1) Many of the best traders follow and trade a variety of markets. They go where the opportunity is. When volatility dries up in one market, they have others to turn to. The small, neophyte retail trader often becomes pigeonholed in one market and overtrades it, desperate to turn a small account into a larger one. The professional trader may have a top-down or bottom-up perspective on markets (developing ideas from big economic trends or from individual company and sector results), but they have a framework for how to think about markets. Inexperienced traders lack such a framework.

2) Many of the best traders think big–as in big picture. Because they follow multiple markets, they are aware of the relationships among these markets. This enables them to develop trade ideas that connect one market to another, capitalizing on big picture themes. Knowing how interest rate differentials around the world affect capital flows is an obvious example of that. Another example is knowing how one asset is priced relative to others to capitalize on mispricing. The novice trader trades small patterns, losing sight of the context in which those patterns occur. They lack a framework for thinking about proper and improper pricing.

3) All of the best trading firms have risk managers. They stay on top of how individual traders (and the firm as a whole) are performing. They help traders adjust their position sizes to fit their portfolio needs, and they help traders during drawdown periods. It is very difficult for individual, solo traders to fill this role for themselves. The excellent traders spend significant time and effort on risk management: they know how much they want to gain and put at risk in each trade. Small traders tend to put a far larger portion of their capital at risk with each trade than large, professional traders.

4) Many of the best traders think small–as in very reasonable profit goals.

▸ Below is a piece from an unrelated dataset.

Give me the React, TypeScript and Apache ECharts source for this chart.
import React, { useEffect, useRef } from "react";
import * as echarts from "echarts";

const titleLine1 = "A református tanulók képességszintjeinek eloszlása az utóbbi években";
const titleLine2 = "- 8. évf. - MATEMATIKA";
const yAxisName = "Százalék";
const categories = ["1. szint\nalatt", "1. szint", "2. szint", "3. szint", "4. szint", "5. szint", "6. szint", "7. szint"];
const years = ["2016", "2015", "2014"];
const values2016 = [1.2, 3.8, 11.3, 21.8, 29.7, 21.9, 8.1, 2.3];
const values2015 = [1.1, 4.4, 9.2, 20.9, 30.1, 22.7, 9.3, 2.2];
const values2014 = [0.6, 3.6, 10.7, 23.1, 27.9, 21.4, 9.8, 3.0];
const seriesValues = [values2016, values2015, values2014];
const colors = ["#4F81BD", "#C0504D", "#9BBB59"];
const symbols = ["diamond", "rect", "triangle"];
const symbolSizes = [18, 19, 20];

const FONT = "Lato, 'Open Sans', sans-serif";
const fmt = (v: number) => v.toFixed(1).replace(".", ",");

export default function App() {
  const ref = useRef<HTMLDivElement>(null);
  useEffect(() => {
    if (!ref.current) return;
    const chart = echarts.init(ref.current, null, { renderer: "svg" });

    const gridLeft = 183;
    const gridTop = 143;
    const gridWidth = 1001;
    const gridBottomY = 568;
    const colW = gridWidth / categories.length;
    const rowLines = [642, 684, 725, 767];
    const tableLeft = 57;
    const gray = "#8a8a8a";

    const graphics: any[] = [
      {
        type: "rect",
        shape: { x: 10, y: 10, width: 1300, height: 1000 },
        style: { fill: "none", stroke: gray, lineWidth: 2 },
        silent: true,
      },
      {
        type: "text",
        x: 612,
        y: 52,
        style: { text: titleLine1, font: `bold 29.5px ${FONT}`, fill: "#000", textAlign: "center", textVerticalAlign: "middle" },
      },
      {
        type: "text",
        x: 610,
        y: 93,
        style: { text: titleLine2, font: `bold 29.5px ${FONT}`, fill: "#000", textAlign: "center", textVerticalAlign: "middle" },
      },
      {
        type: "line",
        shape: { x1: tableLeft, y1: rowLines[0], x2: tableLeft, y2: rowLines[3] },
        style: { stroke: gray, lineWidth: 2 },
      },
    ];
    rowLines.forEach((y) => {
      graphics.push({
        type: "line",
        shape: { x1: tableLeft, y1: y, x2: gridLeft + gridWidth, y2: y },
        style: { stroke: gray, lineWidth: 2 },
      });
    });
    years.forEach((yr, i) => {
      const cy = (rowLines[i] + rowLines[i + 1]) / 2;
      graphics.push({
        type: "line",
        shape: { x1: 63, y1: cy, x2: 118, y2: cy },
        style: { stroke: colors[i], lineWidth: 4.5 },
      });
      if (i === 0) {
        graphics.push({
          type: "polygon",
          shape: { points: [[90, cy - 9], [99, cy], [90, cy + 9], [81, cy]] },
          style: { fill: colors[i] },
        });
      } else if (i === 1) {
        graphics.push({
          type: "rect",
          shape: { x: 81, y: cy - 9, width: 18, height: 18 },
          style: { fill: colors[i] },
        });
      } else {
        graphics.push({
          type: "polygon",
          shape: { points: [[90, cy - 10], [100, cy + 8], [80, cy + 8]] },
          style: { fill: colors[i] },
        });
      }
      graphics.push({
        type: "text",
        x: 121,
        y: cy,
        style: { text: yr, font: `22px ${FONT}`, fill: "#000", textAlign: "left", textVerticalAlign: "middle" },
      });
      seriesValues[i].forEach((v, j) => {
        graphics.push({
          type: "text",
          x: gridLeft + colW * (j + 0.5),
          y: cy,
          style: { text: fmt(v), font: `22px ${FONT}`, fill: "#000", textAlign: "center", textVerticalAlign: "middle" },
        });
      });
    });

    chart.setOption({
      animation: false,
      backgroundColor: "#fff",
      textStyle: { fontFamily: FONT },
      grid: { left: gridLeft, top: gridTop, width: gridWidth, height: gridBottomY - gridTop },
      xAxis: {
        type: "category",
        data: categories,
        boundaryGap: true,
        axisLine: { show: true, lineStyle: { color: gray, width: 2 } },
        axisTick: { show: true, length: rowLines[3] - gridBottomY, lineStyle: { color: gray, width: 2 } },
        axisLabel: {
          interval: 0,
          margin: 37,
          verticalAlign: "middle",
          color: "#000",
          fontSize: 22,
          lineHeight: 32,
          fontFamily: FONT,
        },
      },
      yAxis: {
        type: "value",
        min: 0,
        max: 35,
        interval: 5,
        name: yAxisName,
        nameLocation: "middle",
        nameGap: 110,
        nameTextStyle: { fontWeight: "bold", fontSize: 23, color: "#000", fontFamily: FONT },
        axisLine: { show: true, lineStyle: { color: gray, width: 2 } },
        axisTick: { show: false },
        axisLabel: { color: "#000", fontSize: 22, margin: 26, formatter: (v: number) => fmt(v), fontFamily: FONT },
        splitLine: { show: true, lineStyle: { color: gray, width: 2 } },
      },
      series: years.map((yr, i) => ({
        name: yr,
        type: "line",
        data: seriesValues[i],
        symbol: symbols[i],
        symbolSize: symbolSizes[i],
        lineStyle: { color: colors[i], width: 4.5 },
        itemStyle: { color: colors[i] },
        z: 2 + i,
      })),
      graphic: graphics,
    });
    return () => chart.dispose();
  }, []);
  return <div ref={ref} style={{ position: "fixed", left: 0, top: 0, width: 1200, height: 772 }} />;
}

This is very interesting. I never hear the pros talking about tripling their money in a year. It’s the small traders, feeling a desperate need for a kill in order to make a living, who take those kind of risks. Many of the best traders I know focus on consistency and favorable risk-adjusted returns. I essentially never hear small, retail traders focus on risk-adjusted returns. I don’t think I’ve ever met a retail trader who knows what his or her Sharpe Ratio is, for example. I don’t think most newer traders could even explain the concept of VAR.

5) Many of the best traders use psychology to amplify strengths. This is one thing that a majority of “trading coaches” don’t get. They are so accustomed to working with small, retail traders that their vision becomes limited to the kinds of problems that beginners have. On average, if a person lacks discipline, emotional control, etc., they don’t get hired at a good firm. The best traders do experience drawdowns, but they work on themselves to identify and build strengths, not to develop simplistic “trading plans”. A great deal of what’s out there labeled as “trading psychology” could be relabeled as the psychology of the beginning trader. It’s not that it’s useless; it’s that it doesn’t speak to the seasoned professional. To the extent that trading shrinks emphasize positive thinking as the key to trading success, they don’t understand trading–and what it takes to generate alpha–at all.

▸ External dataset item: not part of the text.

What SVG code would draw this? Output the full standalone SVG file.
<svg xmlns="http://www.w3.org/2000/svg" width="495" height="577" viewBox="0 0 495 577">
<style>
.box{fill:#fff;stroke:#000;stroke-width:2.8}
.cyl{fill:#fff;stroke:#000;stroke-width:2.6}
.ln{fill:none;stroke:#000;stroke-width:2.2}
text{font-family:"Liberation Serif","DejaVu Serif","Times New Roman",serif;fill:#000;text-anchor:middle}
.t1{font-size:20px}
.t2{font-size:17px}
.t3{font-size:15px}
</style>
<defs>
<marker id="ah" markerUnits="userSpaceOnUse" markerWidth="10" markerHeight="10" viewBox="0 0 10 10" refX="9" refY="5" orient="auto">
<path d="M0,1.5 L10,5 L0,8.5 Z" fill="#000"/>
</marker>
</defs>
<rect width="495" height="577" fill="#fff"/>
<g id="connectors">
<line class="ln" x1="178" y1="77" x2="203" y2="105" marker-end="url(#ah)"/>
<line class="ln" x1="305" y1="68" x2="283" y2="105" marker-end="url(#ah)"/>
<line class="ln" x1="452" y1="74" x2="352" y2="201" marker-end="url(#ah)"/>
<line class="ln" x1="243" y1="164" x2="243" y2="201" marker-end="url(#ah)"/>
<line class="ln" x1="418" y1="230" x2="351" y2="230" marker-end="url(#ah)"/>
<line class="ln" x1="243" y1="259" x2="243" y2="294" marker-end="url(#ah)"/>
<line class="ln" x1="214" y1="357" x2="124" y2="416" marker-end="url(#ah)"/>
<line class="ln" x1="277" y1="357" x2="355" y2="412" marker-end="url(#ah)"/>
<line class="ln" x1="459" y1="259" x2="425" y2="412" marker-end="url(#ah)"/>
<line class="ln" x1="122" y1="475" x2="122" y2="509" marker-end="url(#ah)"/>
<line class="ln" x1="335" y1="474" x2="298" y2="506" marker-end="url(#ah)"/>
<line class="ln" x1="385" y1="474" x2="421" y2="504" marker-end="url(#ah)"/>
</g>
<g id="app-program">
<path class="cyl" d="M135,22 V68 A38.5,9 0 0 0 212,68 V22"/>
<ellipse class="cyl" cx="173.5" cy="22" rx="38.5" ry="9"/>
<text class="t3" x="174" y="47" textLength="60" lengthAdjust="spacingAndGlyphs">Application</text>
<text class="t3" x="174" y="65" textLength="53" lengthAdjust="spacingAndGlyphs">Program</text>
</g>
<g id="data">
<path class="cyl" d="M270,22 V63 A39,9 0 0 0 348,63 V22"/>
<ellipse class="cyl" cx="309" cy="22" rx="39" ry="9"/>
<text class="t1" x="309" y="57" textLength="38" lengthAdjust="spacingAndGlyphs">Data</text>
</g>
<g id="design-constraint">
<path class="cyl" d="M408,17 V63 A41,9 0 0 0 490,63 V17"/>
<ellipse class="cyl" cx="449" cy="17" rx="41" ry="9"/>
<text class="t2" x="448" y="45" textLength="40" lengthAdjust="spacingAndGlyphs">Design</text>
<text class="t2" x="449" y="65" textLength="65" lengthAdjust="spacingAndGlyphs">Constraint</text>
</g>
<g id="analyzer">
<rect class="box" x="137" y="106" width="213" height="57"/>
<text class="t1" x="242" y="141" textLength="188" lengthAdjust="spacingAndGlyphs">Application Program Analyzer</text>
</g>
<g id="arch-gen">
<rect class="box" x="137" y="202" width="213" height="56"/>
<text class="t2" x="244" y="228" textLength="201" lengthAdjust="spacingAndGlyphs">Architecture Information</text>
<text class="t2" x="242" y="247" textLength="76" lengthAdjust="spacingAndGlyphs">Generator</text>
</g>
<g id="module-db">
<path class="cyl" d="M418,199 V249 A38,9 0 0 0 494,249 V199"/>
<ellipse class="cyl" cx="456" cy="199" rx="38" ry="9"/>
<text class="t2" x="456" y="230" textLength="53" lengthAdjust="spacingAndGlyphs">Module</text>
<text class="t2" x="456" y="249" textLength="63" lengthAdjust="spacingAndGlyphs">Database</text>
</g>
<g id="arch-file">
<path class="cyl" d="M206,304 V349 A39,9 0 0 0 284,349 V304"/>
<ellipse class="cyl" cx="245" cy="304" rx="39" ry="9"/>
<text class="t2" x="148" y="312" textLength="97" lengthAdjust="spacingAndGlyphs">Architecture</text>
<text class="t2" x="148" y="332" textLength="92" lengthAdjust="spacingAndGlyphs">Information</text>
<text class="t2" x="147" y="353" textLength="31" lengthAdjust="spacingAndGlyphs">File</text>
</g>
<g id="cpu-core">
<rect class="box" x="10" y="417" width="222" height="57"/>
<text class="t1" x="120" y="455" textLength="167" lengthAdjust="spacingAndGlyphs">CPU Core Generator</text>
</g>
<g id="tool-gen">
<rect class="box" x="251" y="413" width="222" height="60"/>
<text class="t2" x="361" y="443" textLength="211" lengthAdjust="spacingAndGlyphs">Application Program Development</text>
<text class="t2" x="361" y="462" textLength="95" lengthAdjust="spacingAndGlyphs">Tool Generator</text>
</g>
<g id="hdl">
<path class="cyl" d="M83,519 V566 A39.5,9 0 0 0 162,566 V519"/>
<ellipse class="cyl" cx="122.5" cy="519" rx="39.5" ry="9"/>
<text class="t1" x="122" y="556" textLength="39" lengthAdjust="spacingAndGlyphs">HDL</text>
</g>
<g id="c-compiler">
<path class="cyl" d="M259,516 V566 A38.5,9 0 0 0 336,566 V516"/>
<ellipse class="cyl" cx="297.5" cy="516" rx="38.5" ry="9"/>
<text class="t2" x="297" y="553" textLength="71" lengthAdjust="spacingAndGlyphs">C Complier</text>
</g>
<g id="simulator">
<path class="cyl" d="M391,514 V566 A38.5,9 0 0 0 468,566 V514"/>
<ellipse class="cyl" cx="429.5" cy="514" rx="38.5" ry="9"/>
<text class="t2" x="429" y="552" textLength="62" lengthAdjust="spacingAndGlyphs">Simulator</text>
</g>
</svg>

Several differences between the professionals and amateurs struck me:
1) Resources - These professionals had a wealth of analytic resources at their fingertips–and they used these resources. They had a keen eye for how their market should be priced and took advantage of occasions when it moved from that benchmark.

2) Information Networks - The pros knew other pros and constantly talked with them to find out what was going on in the marketplace. This network was an important edge for many of the traders.

3) Strategy - Every trader I talked with could enunciate his or her specific edge in the marketplace and, in some fashion, could quantify that. I could not find a pure gut trader in the bunch.

4) Adaptation - Each of the pros knew details of his or her P/L, but also detailed trading statistics such as Sharpe ratios. When the stats veered off course, they were quick to make adjustments.

5) Complexity - The professional traders employed complex trading strategies that relied on trading different instruments and timeframes, all to exploit a single idea. Many of these strategies involved hedges that managed risk, even as they aggressively pursued their ideas. The idea of buying/selling a single thing and exiting it never arose in my conversations with them.

Ultimately, whether one is a professional or an amateur is a function of their approach to their work, not their setting. It is, of course, easier to live up to professionalism when you’re surrounded by professionals. The best traders I know spend significant time generating trade ideas, researching markets, and staying on top of developments world wide. The ratio of time spent in preparation to time spent actually in trading has, in my experience, been a worthwhile measure of a trader’s professionalism–regardless of setting. The best traders, like the best athletes, are always working on themselves, always refining what they do. In an important sense, they don’t just use psychology to improve their performance. They work on their performance as a means of extending their personal mastery.

A small trader can approach his or her craft professionally. There are few models, however, for such professionalism–particularly when many of the “gurus” themselves do not begin to approximate what the pros are doing.